((

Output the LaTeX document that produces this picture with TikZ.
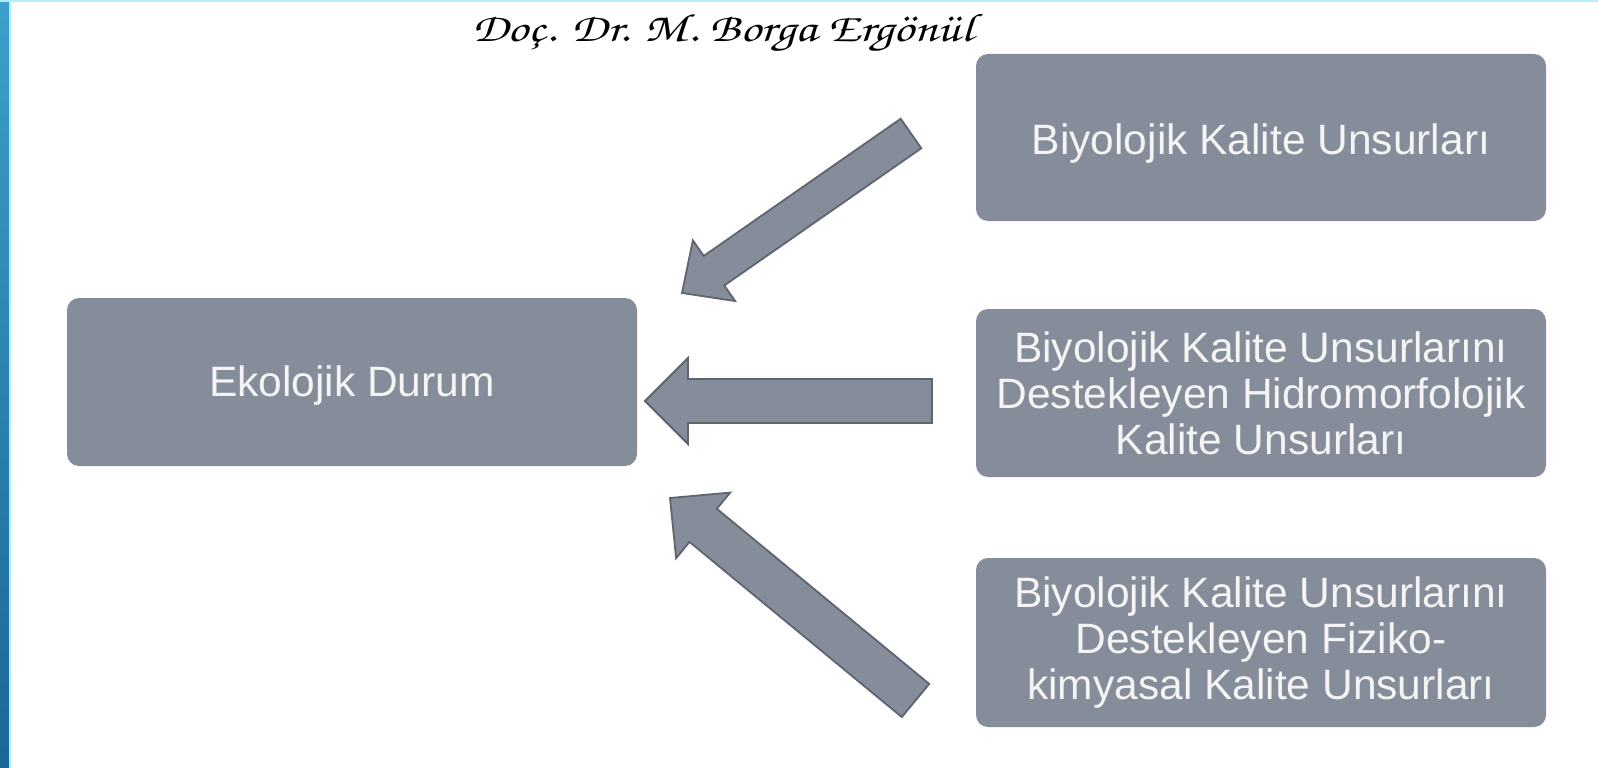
\documentclass[tikz,border=0pt]{standalone}
\usepackage{fontspec}
\setmainfont{Liberation Sans}
\newfontfamily\handfont{texgyrechorus-mediumitalic.otf}
\usetikzlibrary{calc}
\definecolor{boxgray}{HTML}{858D9A}
\definecolor{arrowedge}{HTML}{5E6570}
\definecolor{boxtext}{HTML}{F4F4F4}
\definecolor{bartop}{HTML}{3C9FCC}
\definecolor{barbot}{HTML}{1C679A}
\definecolor{edgecyan}{HTML}{B4ECFA}
\tikzset{
  box/.style={fill=boxgray, rounded corners=12pt, minimum width=570pt, inner sep=0pt,
    align=center, text=boxtext, font=\fontsize{42.5}{46}\selectfont},
  arrowblock/.style={fill=boxgray, draw=arrowedge, line width=1.8pt, line join=miter}
}
\newcommand\lowertext[2]{\raisebox{-#1}[\height][\depth]{#2}}
\newcommand\blockarrow[5]{%
  \coordinate (ba-b) at ($(#2)!#5!(#1)$);
  \draw[arrowblock] ($(#1)!#3!90:(#2)$) -- ($(ba-b)!#3!90:(#2)$) -- ($(ba-b)!#4!90:(#2)$)
    -- (#2) -- ($(ba-b)!#4!-90:(#2)$) -- ($(ba-b)!#3!-90:(#2)$) -- ($(#1)!#3!-90:(#2)$) -- cycle;}
\begin{document}
\begin{tikzpicture}[x=1pt,y=-1pt]
\useasboundingbox (0,0) rectangle (1598,768);
\fill[white] (0,0) rectangle (1598,768);
% frame
\shade[top color=bartop, bottom color=barbot] (0,0) rectangle (9,768);
\fill[edgecyan] (9,0) rectangle (11,768);
\fill[edgecyan] (0,0) rectangle (1598,2);
% title
\node[anchor=base west, inner sep=0pt] (title) at (472,42)
  {\resizebox{501pt}{27pt}{\handfont Doç. Dr. M. Borga Ergönül}};
% boxes
\node[box, minimum height=168pt] (eco) at (352,382) {\lowertext{4pt}{Ekolojik Durum}};
\node[box, minimum height=167pt] (b1) at (1261,137.5) {\lowertext{6pt}{Biyolojik Kalite Unsurları}};
\node[box, minimum height=168pt] (b2) at (1261,393)
  {Biyolojik Kalite Unsurlarını\\Destekleyen Hidromorfolojik\\Kalite Unsurları};
\node[box, minimum height=169pt] (b3) at (1261,642.5)
  {Biyolojik Kalite Unsurlarını\\Destekleyen Fiziko-\\kimyasal Kalite Unsurları};
% arrows
\coordinate (a1tail) at (911,133.5);
\coordinate (a1tip) at (682,293);
\coordinate (a2tail) at (932,401);
\coordinate (a2tip) at (645,401);
\coordinate (a3tail) at (915.5,700.5);
\coordinate (a3tip) at (670,498);
\blockarrow{a1tail}{a1tip}{18pt}{37pt}{39pt}
\blockarrow{a2tail}{a2tip}{22pt}{43pt}{43pt}
\blockarrow{a3tail}{a3tip}{21.5pt}{42.5pt}{43pt}
\end{tikzpicture}
\end{document}
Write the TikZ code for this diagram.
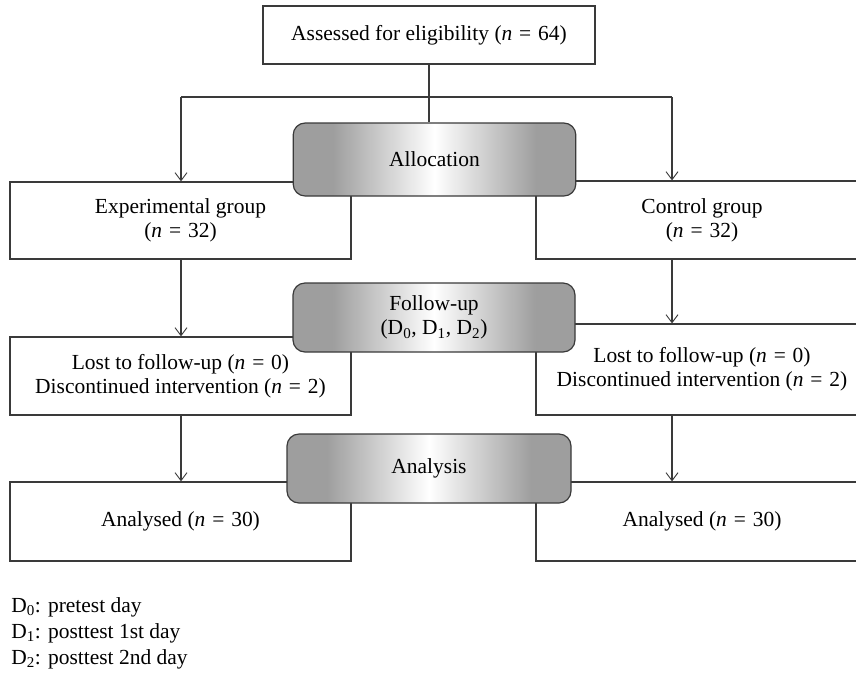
\documentclass[tikz,border=0pt]{standalone}
\usepackage{fontspec}
\setmainfont{Liberation Serif}
\usetikzlibrary{arrows.meta}
\definecolor{linec}{HTML}{3A3A3A}
\definecolor{bandgray}{HTML}{9E9E9E}
\pgfdeclarehorizontalshading{bandshade}{100bp}{color(0bp)=(bandgray); color(25bp)=(bandgray); color(32bp)=(bandgray); color(50bp)=(white); color(68bp)=(bandgray); color(75bp)=(bandgray); color(100bp)=(bandgray)}
\newcommand\nval[1]{(\textit{n}\hspace{0.32em}=\hspace{0.32em}#1)}
\tikzset{
  box/.style={draw=linec, line width=0.9pt, fill=white, rectangle, align=center, inner sep=0pt},
  phase/.style={draw=linec, line width=0.9pt, rectangle, rounded corners=9pt, shade, shading=bandshade, align=center, inner sep=0pt, minimum width=212pt},
  conn/.style={draw=linec, line width=0.8pt},
  arr/.style={conn, -{Straight Barb[length=6pt, width=9pt, line width=0.7pt]}},
  txt/.style={font=\fontsize{16.1}{18}\selectfont}
}
\begin{document}
\begin{tikzpicture}[x=0.75pt, y=-0.75pt, every node/.style={txt}]
\useasboundingbox (0,0) rectangle (856,676);
\clip (0,0) rectangle (856,676);
% rectangles
\node[box, minimum width=249pt, minimum height=43.5pt] (top) at (429,35) {Assessed for eligibility \nval{64}};
\node[box, minimum width=255.75pt, minimum height=57.75pt] (exp) at (180.5,220.5) {Experimental group\\\nval{32}};
\node[box, minimum width=249pt, minimum height=58.5pt] (ctrl) at (702,220) {Control group\\\nval{32}};
\node[box, minimum width=255.75pt, minimum height=58.5pt] (lostL) at (180.5,376) {Lost to follow-up \nval{0}\\Discontinued intervention \nval{2}};
\node[box, minimum width=249pt, minimum height=68.25pt] (lostR) at (702,369.5) {Lost to follow-up \nval{0}\\Discontinued intervention \nval{2}};
\node[box, minimum width=255.75pt, minimum height=59.25pt] (anL) at (180.5,521.5) {Analysed \nval{30}};
\node[box, minimum width=249pt, minimum height=59.25pt] (anR) at (702,521.5) {Analysed \nval{30}};
% connector coordinates
\coordinate (hl) at (181,97);
\coordinate (hr) at (672,97);
% phases
\node[phase, minimum height=54.75pt] (alloc) at (434.5,159.5) {Allocation};
\node[phase, minimum width=211.5pt, minimum height=51.75pt] (fu) at (434,317.5) {Follow-up\\(D\textsubscript{0}, D\textsubscript{1}, D\textsubscript{2})};
\node[phase, minimum width=213pt, minimum height=51.75pt] (ana) at (429,468.5) {Analysis};
% connectors
\draw[conn] (top.south) -- (top.south |- alloc.north);
\draw[conn] (hl) -- (hr);
\draw[arr] (hl) -- (exp.north -| hl);
\draw[arr] (hr) -- (ctrl.north -| hr);
\draw[arr] (exp.south -| hl) -- (lostL.north -| hl);
\draw[arr] (ctrl.south -| hr) -- (lostR.north -| hr);
\draw[arr] (lostL.south -| hl) -- (anL.north -| hl);
\draw[arr] (lostR.south -| hr) -- (anR.north -| hr);
% legend
\node[anchor=west, align=left, font=\fontsize{16.1}{19.5}\selectfont, inner sep=0pt] (legend) at (11,633) {D\textsubscript{0}: pretest day\\D\textsubscript{1}: posttest 1st day\\D\textsubscript{2}: posttest 2nd day};
\end{tikzpicture}
\end{document}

))

*WORK REQUIRED*
Search the data for the string "this". List each line that has it.

*TASK ANSWER*
Output the LaTeX document that produces this picture with TikZ.
Write the TikZ code for this diagram.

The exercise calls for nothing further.